FORD: Horrifying, of course,

to see the sand just piled up

like that willy-nilly. This was a

pristine and fantastic dune system.

Now, parts of it are in the

process of being wrecked.

And that's very sad.

As things stand at the moment,

much of the rest of it is

going to be wrecked as well.

Oh, fine, fine. WOMAN: Are you?

This is good. This

is great, this.

My name's Michael, I'm

up from Glasgow today.

I'm just here to offer you some support.

Excellent. Thank you.

Good luck.

Hi, how are you doing?

A fine day for it. Show a bit of support.

Thank you very much.

MAN: Come and join us!

KENNEDY: It's good to see that

there's so many young people here,

supporting justice. And

I'm one with them.

I agree completely. And I

find it very, very pleasing

to see so many people turning

out today in order to support

the people who are being

victimized by Donald Trump,

and his profit-making ways.

I'm very proud. It gives you a boost.

It really gives you a boost.

You know, when you're down in the

mouth about what's going on here,

but then you get all these people

supporting you, it's really good.

Yeah, I'm really proud.

ANTHONY: What kind of things

have they been saying?

Oh, just to keep up the fight.

It's always the same

every time.

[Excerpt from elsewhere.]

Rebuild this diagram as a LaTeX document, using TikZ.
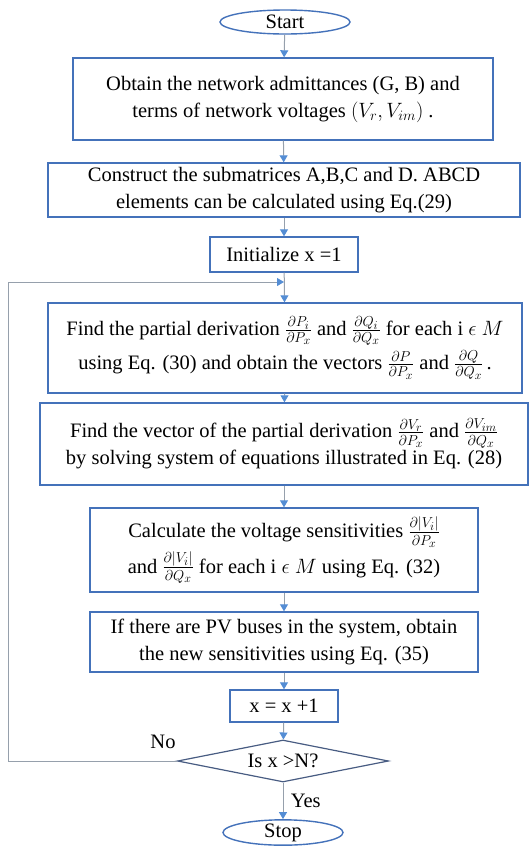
\documentclass[tikz,border=0pt]{standalone}
\usepackage{amsmath,amssymb}
\usepackage{fontspec}
\setmainfont{Liberation Serif}
\usepackage{xcolor}
\usetikzlibrary{positioning,arrows.meta,shapes.geometric,calc}

\definecolor{boxblue}{RGB}{68,114,186}
\definecolor{tipblue}{RGB}{84,141,212}
\definecolor{linegray}{RGB}{150,160,172}
\definecolor{diamblue}{RGB}{72,92,130}

\DeclareMathSizes{20.5}{20.5}{15.5}{12}
\newcommand{\pdv}[2]{\frac{\partial #1}{\partial #2}}

\begin{document}
\begin{tikzpicture}[
  x=1pt, y=-1pt,
  font=\fontsize{20.5}{27}\selectfont,
  >={Triangle[length=7pt,width=8pt,color=tipblue]},
  box/.style   ={rectangle, draw=boxblue, line width=1.4pt, align=center, inner sep=2pt},
  term/.style  ={ellipse, draw=boxblue, line width=1.4pt, inner sep=0pt},
  test/.style  ={diamond, draw=diamblue, line width=1.2pt, aspect=5, inner sep=0pt,
                 minimum width=211pt, minimum height=42pt},
  arr/.style   ={->, draw=linegray, line width=1pt},
  back/.style  ={draw=linegray, line width=1pt},
]

\useasboundingbox (0,0) rectangle (531,847);

\def\xC{284}
\def\xL{8}

% ---------- main column ----------
\node[term, minimum width=130pt, minimum height=24pt] (start) at (285,22) {Start};
\node[box, minimum width=420pt, minimum height=82pt] (net) at (283,99)
  {Obtain the network admittances (G, B) and\\ terms of network voltages $(V_r, V_{im})$ .};
\node[box, minimum width=472pt, minimum height=54pt] (sub) at (\xC,190)
  {Construct the submatrices A,B,C and D. ABCD\\ elements can be calculated using Eq.(29)};
\node[box, minimum width=148pt, minimum height=35pt] (init) at (\xC,254.5) {Initialize x =1};
\coordinate (join) at (\xC,282);
\node[box, minimum width=474pt, minimum height=90pt] (part) at (285,348)
  {Find the partial derivation $\pdv{P_i}{P_x}$ and $\pdv{Q_i}{Q_x}$ for each i $\epsilon$ $M$\\[4pt]
   using Eq. (30) and obtain the vectors $\pdv{P}{P_x}$ and $\pdv{Q}{Q_x}$\,.};
\node[box, minimum width=488pt, minimum height=82pt] (vec) at (\xC,444)
  {Find the vector of the partial derivation $\pdv{V_r}{P_x}$ and $\pdv{V_{im}}{Q_x}$\\
   by solving system of equations illustrated in Eq. (28)};
\node[box, minimum width=388pt, minimum height=84pt] (sens) at (\xC,550)
  {Calculate the voltage sensitivities $\pdv{|V_i|}{P_x}$\\[4pt]
   and $\pdv{|V_i|}{Q_x}$ for each i $\epsilon$ $M$ using Eq. (32)};
\node[box, minimum width=388pt, minimum height=60pt] (pv) at (\xC,642)
  {If there are PV buses in the system, obtain\\ the new sensitivities using Eq. (35)};
\node[box, minimum width=108pt, minimum height=32pt] (incr) at (\xC,706) {x = x +1};
\node[test] (check) at (283,761) {Is x >N?};
\node[term, minimum width=120pt, minimum height=25pt] (stop) at (283,832.5) {Stop};

% ---------- arrows ----------
\draw[arr] (start) -- (net);
\draw[arr] (net) -- (sub);
\draw[arr] (sub) -- (init);
\draw[arr] (init) -- (part);
\draw[arr] (part) -- (vec);
\draw[arr] (vec) -- (sens);
\draw[arr] (sens) -- (pv);
\draw[arr] (pv) -- (incr);
\draw[arr] (incr) -- (check);
\draw[arr] (check) -- node[right=4pt, text=black] {Yes} (stop);

% ---------- loop back ----------
\draw[back] (check.west) -| (\xL,282);
\draw[arr] (\xL,282) -- (join);
\node (no) at (163,742) {No};

\end{tikzpicture}
\end{document}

To keep up the fight.

I'm doing my best.

We're going up to the church

hall to have a cup of tea.

(SINGING ALTERED VERSION

OF THIS LAND IS OUR LA ) D

BARMAN: May I help

you gentlemen?

Yes, I'd like to use the telephone.

Is there on in the hotel?

There's a phone box just over there by

the jetty. You'll need some change.

You can talk to anywhere

in the world from there.

Could you change this for me, please?

Tens, the lot.

Well now, I don't think

we'll manage that.

You got any tens, lads?

The gentlemen here would like to make a

very important long-distance phone call.

Intercontinental! Come

on, give me your tens!

Trump Organization,

what can I do for you?

Oh, hello there. Yes, I was wondering if

I could speak to Donald Trump, please.

I'm calling from Scotland, just recording

this call, my name is Anthony Baxter.

Okay, what was it regarding?

Yes, I'm making a

documentary about the

Trump Golf Course development north

of Aberdeen and just wondered whether

I could speak to him about it.

I can give you the

email address...

Yeah, I did email Rhona a few

times actually last year...

And you have the

correct email address?

I think so, because she

returned the email saying that

he was too busy to do an

interview at the time,

so I just thought

I'd touch base.

You can send one again if you like.

Right, I did do that,

and then I didn't

hear anything back.

I don't mind waiting for

the meeting to finish,

it's just that I've only

got so many 50p's here.

And I can't just speak to Mr.

Trump's PA?

Hold on a moment. Okay.

Okay, hold on.

Okay, thanks.

Hello? Hello.

Okay, sir, I'm sorry, but that's the

only possibility to email Rhona.

I'm sorry, sir, I have

to take other calls.

I have to say they're all excellent

pictures, they really are very good.

I love the idea of basing them

on well-known works of art.

They was quite tired by the time

I did get them all together.

And I was as tired as well.

FORD: I think I like

Michael and Sheila best.

It's very close to the

painting on which it's based.

And I'm also wondering what Michael's

contempl ating doing with that fork.